Unless you’ve been living under a rock for the past few years, you’ll have heard about remote monitoring, also known as the Internet of Things (IoT), but you might be wondering “What can it do for me?” So, for starters, here are four ways this technology, coupled with a smart digital solution to make sense of the data, can improve food safety, increase efficiency, enhance your customer experience and boost sales.
What is remote monitoring?
Before we get into the meat of the article, let’s recap on what remote monitoring means. Simply put, these are remote sensors that can be connected via the internet to a network that talks to you through a digital platform. In the tech world, this is known as the Internet of Things (IoT).
These sensors can measure anything from the power draw of a coffee machine to the level of lighting in a room. If you would like to know more about the basics, you can download our guide to IoT.
1. Assuring food safety
Nothing is more important than food safety but if your teams are still using the humble thermometer to manually monitor fridge temperatures they’re wasting time worth potentially millions of pounds a year. Just do the maths (or don’t – I’m going to tell you anyway). A manual temperature check takes 20 to 30 minutes of a store manager’s time twice daily. Multiply this by, say, 850 stores and you’ve quickly racked up labour costs of £2.5m annually. Time that could be spent more profitably serving customers or upselling.

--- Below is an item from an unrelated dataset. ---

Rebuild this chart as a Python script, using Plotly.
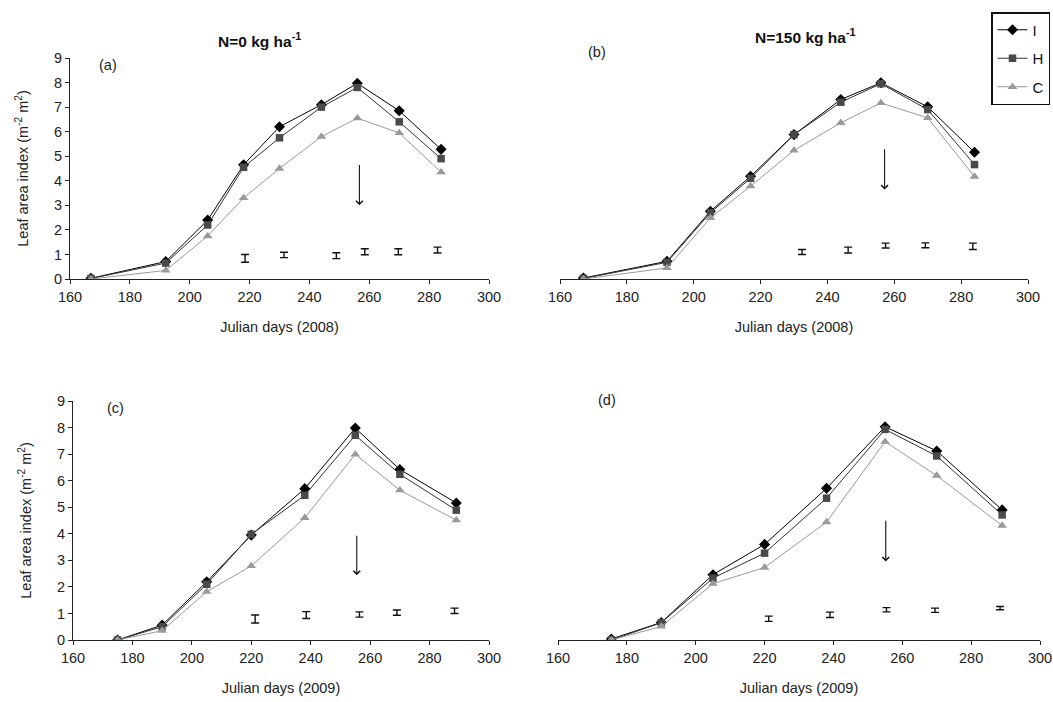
import plotly.graph_objects as go

# ---------------- data ----------------
days_a = [167, 192, 206, 218, 230, 244, 256, 270, 284]
I_a = [0.03, 0.71, 2.4, 4.65, 6.2, 7.1, 7.97, 6.85, 5.28]
H_a = [0.02, 0.65, 2.2, 4.55, 5.75, 7.0, 7.8, 6.4, 4.9]
C_a = [0.0, 0.35, 1.75, 3.3, 4.5, 5.8, 6.55, 5.95, 4.35]
err_x_a = [218.5, 231.5, 249, 258.5, 269.7, 282.8]
err_y_a = [0.84, 0.98, 0.95, 1.11, 1.11, 1.18]
err_h_a = [0.16, 0.11, 0.12, 0.12, 0.12, 0.12]

days_b = [167, 192, 205, 217, 230, 244, 256, 270, 284]
I_b = [0.04, 0.72, 2.76, 4.18, 5.88, 7.31, 7.99, 7.01, 5.16]
H_b = [0.02, 0.68, 2.7, 4.1, 5.88, 7.2, 7.95, 6.9, 4.66]
C_b = [0.0, 0.45, 2.49, 3.78, 5.24, 6.36, 7.17, 6.56, 4.17]
err_x_b = [232.4, 246.2, 257.4, 269.3, 283.5]
err_y_b = [1.1, 1.18, 1.36, 1.37, 1.33]
err_h_b = [0.1, 0.12, 0.1, 0.1, 0.13]

days_c = [175, 190, 205, 220, 238, 255, 270, 289]
I_c = [0.0, 0.56, 2.19, 3.95, 5.7, 7.98, 6.42, 5.16]
H_c = [0.0, 0.5, 2.1, 3.98, 5.45, 7.71, 6.24, 4.89]
C_c = [0.0, 0.35, 1.82, 2.79, 4.6, 6.99, 5.64, 4.51]
err_x_c = [221.3, 238.5, 256.4, 269.0, 288.4]
err_y_c = [0.79, 0.94, 0.96, 1.03, 1.1]
err_h_c = [0.15, 0.13, 0.1, 0.1, 0.1]

days_d = [175.5, 190, 205, 220, 238, 255, 270, 289]
I_d = [0.04, 0.66, 2.46, 3.6, 5.71, 8.03, 7.12, 4.9]
H_d = [0.0, 0.65, 2.33, 3.27, 5.34, 7.93, 6.93, 4.71]
C_d = [0.0, 0.51, 2.12, 2.73, 4.44, 7.47, 6.19, 4.31]
err_x_d = [221.2, 239.0, 255.4, 269.5, 288.4]
err_y_d = [0.8, 0.95, 1.14, 1.12, 1.2]
err_h_d = [0.1, 0.1, 0.08, 0.08, 0.06]

# arrows: [day, top value, head value]
arrow_a = [256.7, 4.7, 3.0]
arrow_b = [257.1, 5.34, 3.64]
arrow_c = [255.5, 3.98, 2.44]
arrow_d = [255.2, 4.55, 2.96]

series_names = ["I", "H", "C"]
panel_labels = ["(a)", "(b)", "(c)", "(d)"]
titles = ["N=0 kg ha<sup>-1</sup>", "N=150 kg ha<sup>-1</sup>"]
x_titles = ["Julian days (2008)", "Julian days (2008)", "Julian days (2009)", "Julian days (2009)"]
y_title = "Leaf area index (m<sup>-2</sup> m<sup>2</sup>)"
x_ticks = [160, 180, 200, 220, 240, 260, 280, 300]
y_ticks = [0, 1, 2, 3, 4, 5, 6, 7, 8, 9]

# ---------------- styling ----------------
FONT = "Liberation Sans, Arial, sans-serif"
styles = {
    "I": dict(line=dict(color="#000000", width=1), marker=dict(symbol="diamond", size=8.5, color="#000000")),
    "H": dict(line=dict(color="#333333", width=1), marker=dict(symbol="square", size=7.5, color="#4a4a4a")),
    "C": dict(line=dict(color="#999999", width=1), marker=dict(symbol="triangle-up", size=8.5, color="#9a9a9a")),
}

W, H = 1053, 702
def px_x(p):
    return p / W
def px_y(p):
    return 1 - p / H

domains = [
    dict(x=[px_x(70), px_x(489)], y=[px_y(279), px_y(58)]),
    dict(x=[px_x(560), px_x(1028)], y=[px_y(279), px_y(58)]),
    dict(x=[px_x(73), px_x(489)], y=[px_y(640), px_y(401)]),
    dict(x=[px_x(558), px_x(1040)], y=[px_y(640), px_y(401)]),
]

panels = [
    (days_a, I_a, H_a, C_a, err_x_a, err_y_a, err_h_a, arrow_a),
    (days_b, I_b, H_b, C_b, err_x_b, err_y_b, err_h_b, arrow_b),
    (days_c, I_c, H_c, C_c, err_x_c, err_y_c, err_h_c, arrow_c),
    (days_d, I_d, H_d, C_d, err_x_d, err_y_d, err_h_d, arrow_d),
]

fig = go.Figure()
annotations = []
layout = {}
for k, (days, Iv, Hv, Cv, ex, ey, eh, arr) in enumerate(panels):
    n = k + 1
    xa = "x" if n == 1 else f"x{n}"
    ya = "y" if n == 1 else f"y{n}"
    for name, vals in zip(series_names, [Iv, Hv, Cv]):
        st = styles[name]
        fig.add_trace(go.Scatter(
            x=days, y=vals, mode="lines+markers", name=name,
            line=st["line"], marker=st["marker"],
            xaxis=xa, yaxis=ya, showlegend=(n == 2), legendgroup=name,
        ))
    fig.add_trace(go.Scatter(
        x=ex, y=ey, mode="markers",
        marker=dict(size=1, color="rgba(0,0,0,0)"),
        error_y=dict(type="data", array=eh, visible=True, color="#111111", thickness=1.4, width=4),
        xaxis=xa, yaxis=ya, showlegend=False, hoverinfo="skip",
    ))
    annotations.append(dict(
        x=arr[0], y=arr[2], ax=arr[0], ay=arr[1], xref=xa, yref=ya, axref=xa, ayref=ya,
        showarrow=True, arrowhead=4, arrowsize=1.2, arrowwidth=1.1, arrowcolor="#111111", text="",
    ))
    dom = domains[k]
    show_y = n in (1, 3)
    layout["xaxis" if n == 1 else f"xaxis{n}"] = dict(
        domain=dom["x"], anchor=ya, range=[160, 300], tickvals=x_ticks, automargin=False,
        ticks="outside", ticklen=4, tickwidth=1, tickcolor="#222",
        showline=True, linecolor="#222", linewidth=1.2, showgrid=False, zeroline=False,
        tickfont=dict(family=FONT, size=14.5, color="#222"),
        title=dict(text=x_titles[k], font=dict(family=FONT, size=14.5, color="#222"), standoff=18),
    )
    layout["yaxis" if n == 1 else f"yaxis{n}"] = dict(
        domain=dom["y"], anchor=xa, range=[0, 9], tickvals=y_ticks, automargin=False,
        ticks="outside" if show_y else "", ticklen=4, tickwidth=1, tickcolor="#222",
        showline=show_y, linecolor="#222", linewidth=1.2, showgrid=False, zeroline=False,
        showticklabels=show_y,
        tickfont=dict(family=FONT, size=14.5, color="#222"),
        title=dict(text=y_title if show_y else "", font=dict(family=FONT, size=14.5, color="#222"), standoff=21),
    )

# panel letters
label_pos = [(108, 65), (597, 52), (115, 408), (607, 400)]
for lab, (lx, ly) in zip(panel_labels, label_pos):
    annotations.append(dict(text=lab, x=px_x(lx), y=px_y(ly), xref="paper", yref="paper",
                            xanchor="center", yanchor="middle",
                            showarrow=False, font=dict(family=FONT, size=14.5, color="#222")))
# titles
for t, (tx, ty) in zip(titles, [(259, 40), (805, 36)]):
    annotations.append(dict(text=f"<b>{t}</b>", x=px_x(tx), y=px_y(ty), xref="paper", yref="paper",
                            xanchor="center", yanchor="middle",
                            showarrow=False, font=dict(family=FONT, size=15.5, color="#111")))

fig.update_layout(
    width=W, height=H, margin=dict(l=0, r=0, t=0, b=0),
    paper_bgcolor="white", plot_bgcolor="white",
    annotations=annotations,
    legend=dict(x=px_x(1050), y=px_y(12), xanchor="right", yanchor="top",
                bordercolor="#111", borderwidth=1.5, bgcolor="white",
                font=dict(family=FONT, size=15, color="#111"),
                itemwidth=30, tracegroupgap=6),
    **layout,
)

fig.write_html("out.html", config={"displayModeBar": False},
               post_script="document.body.style.margin='0';")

In contrast, if your fridges are fitted with IoT sensors they’ll not only track fridge temperatures continuously, but also alert you immediately if corrective action is needed. This can prevent food perishing, especially when a power or equipment failure occurs out of hours.

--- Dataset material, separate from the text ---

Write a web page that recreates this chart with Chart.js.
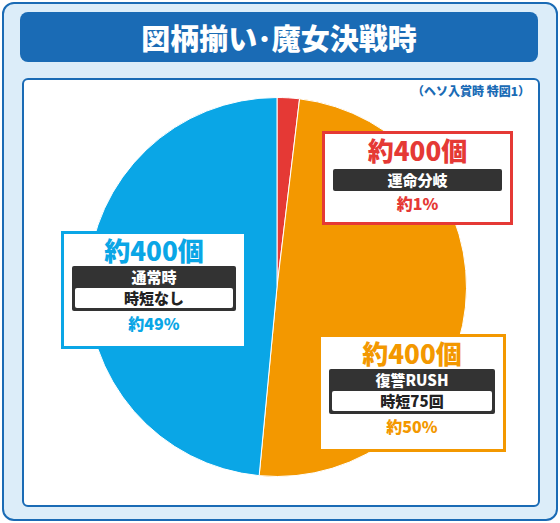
<!DOCTYPE html>
<html><head><meta charset="utf-8">
<script src="https://cdn.jsdelivr.net/npm/chart.js@4"></script>
<style>
body{margin:0;width:560px;height:523px;font-family:"Noto Sans CJK JP",sans-serif;font-weight:900;}
#frame{position:absolute;left:2px;top:2px;width:552px;height:515px;background:#dcedf9;border:2px solid #1a6bb5;border-radius:12px;}
#title{position:absolute;left:20px;top:12px;width:518px;height:50px;background:#1a6bb5;border-radius:8px;color:#fff;font-size:29px;text-align:center;line-height:50px;}
#panel{position:absolute;left:22px;top:78px;width:514px;height:425px;background:#fff;border:2px solid #1a6bb5;border-radius:6px;}
#note{position:absolute;right:30px;top:82px;color:#1a6bb5;font-size:12px;}
#wrap{position:absolute;left:87px;top:97px;width:380px;height:380px;}
.box{position:absolute;background:#fff;border:3px solid;text-align:center;}
.big{font-size:26px;line-height:32px;}
.dark{background:#333;color:#fff;font-size:15px;margin:0 8px;border-radius:2px;line-height:22px;}
.lite{background:#fff;color:#222;font-size:15px;margin:0 10px;border-radius:2px;line-height:20px;}
.pct{font-size:16px;line-height:24px;}
</style></head><body>
<div id="frame"></div>
<div id="title">図柄揃い･魔女決戦時</div>
<div id="panel"></div>
<div id="note">（ヘソ入賞時 特図1）</div>
<div id="wrap"><canvas id="c"></canvas></div>
<div class="box" style="left:322px;top:131px;width:185px;height:88px;border-color:#e53935;color:#e53935">
 <div class="big">約400個</div><div class="dark" style="margin:3px 8px 0">運命分岐</div><div class="pct">約1%</div></div>
<div class="box" style="left:61px;top:231px;width:180px;height:112px;border-color:#0aa6e6;color:#0aa6e6">
 <div class="big">約400個</div><div class="dark" style="padding-bottom:3px">通常時<div class="lite" style="margin:0 3px">時短なし</div></div><div class="pct">約49%</div></div>
<div class="box" style="left:318px;top:334px;width:182px;height:112px;border-color:#f39800;color:#f39800">
 <div class="big">約400個</div><div class="dark" style="padding-bottom:3px">復讐RUSH<div class="lite" style="margin:0 3px">時短75回</div></div><div class="pct">約50%</div></div>
<script>
const categories = ['運命分岐', '復讐RUSH', '通常時'];
const shares = [1.9, 49.6, 48.5];
const colors = ['#e53935', '#f39800', '#0aa6e6'];
new Chart(document.getElementById('c'), {
  type: 'pie',
  data: { labels: categories, datasets: [{ data: shares, backgroundColor: colors, borderColor: '#fff', borderWidth: 1 }] },
  options: { responsive: true, maintainAspectRatio: false, animation: false,
    plugins: { legend: { display: false }, tooltip: { enabled: false } } }
});
</script>
</body></html>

It also provides the assurance that temperature checks and records are being logged at the correct time - rather than relying on an employee’s guestimate once a busy period has passed - with a verifiable audit trail.
This matters because if temperature checks aren’t performed regularly because staff are simply too busy, stores are putting customers at risk of food poisoning (or worse) and leaving your business vulnerable to compensation claims and reputational damage.
When IoT is combined with a smart platform like mpro5, it enables you to spot patterns and identify root causes. For instance, if your fridge temperatures typically rise around lunchtime in city centre locations, this could be because team members are simply too busy to shut the door fully between each customer.
If you notice fridge temperatures rising on the same day each week, this might coincide with the store’s regular food delivery when the door is left open longer than usual to unload and restock.
Or, alternatively, it might be a valuable early warning sign that your fridge is about to go on the blink. Which brings me neatly onto the subject of maintenance.
2. Breakdown-preventing maintenance
You don’t need me to point out there are lots of expensive, intensively-used assets in a coffee shop, from fridges to dishwashers and coffee machines, without which the store would grind to a halt (pun intended).
Installing IoT sensors that produce data for analysis identifying when equipment typically breaks down enables you to implement a system of planned preventative maintenance. In other words, instead of waiting for the coffee machine to splutter to a standstill, leaving you with only a few paninis to sell, you can give it some TLC before it reaches that stage and prevent costly downtime.
3. Getting to grips with cleaning
Wouldn’t it be a better use of your employees’ time if they cleaned store toilets when they actually needed attention, rather than blindly following a pre-set schedule?
IoT sensors fitted on toilet doors make that possible by counting visitors. So, instead of cleaning and restocking toilets after a quiet morning when only a handful of shoppers have wandered in, staff can be more profitably employed selling coffee and cake. Conversely, additional staff will need to be deployed to cleaning duties during a busy match day afternoon when the store is mobbed and toilets are likely to be in sore need of attention.
4. Creating comfortable conditions for customers
Studies show that queue lengths, background noise levels, temperature and air quality in a coffee shop directly influence people’s behaviour. This may seem obvious but if customers are uncomfortable they won’t stay. Worse still, they will spend on average £4 an hour less while in-store. Get the store environment right and customers will stay longer and spend more.
Digital platforms like mpro5 help coffee shops do that by counting visitor footfall, monitoring environmental factors and alerting stores when they need to take action. Armed with useable information, stores can turn up the air-conditioning, clean the toilets or divert staff from routine cleaning to serving customers and preventing queues forming.
“It’s not about proving the concept of IoT anymore, but proving its value”
In conclusion, it’s not about proving the concept of IoT anymore, but proving its value. In isolation, all that IoT sensors will give you are daunting volumes of raw data. It’s only when you combine this with a smart digital platform such as mpro5 that you can understand what the data is telling you and start getting value from your IoT investment.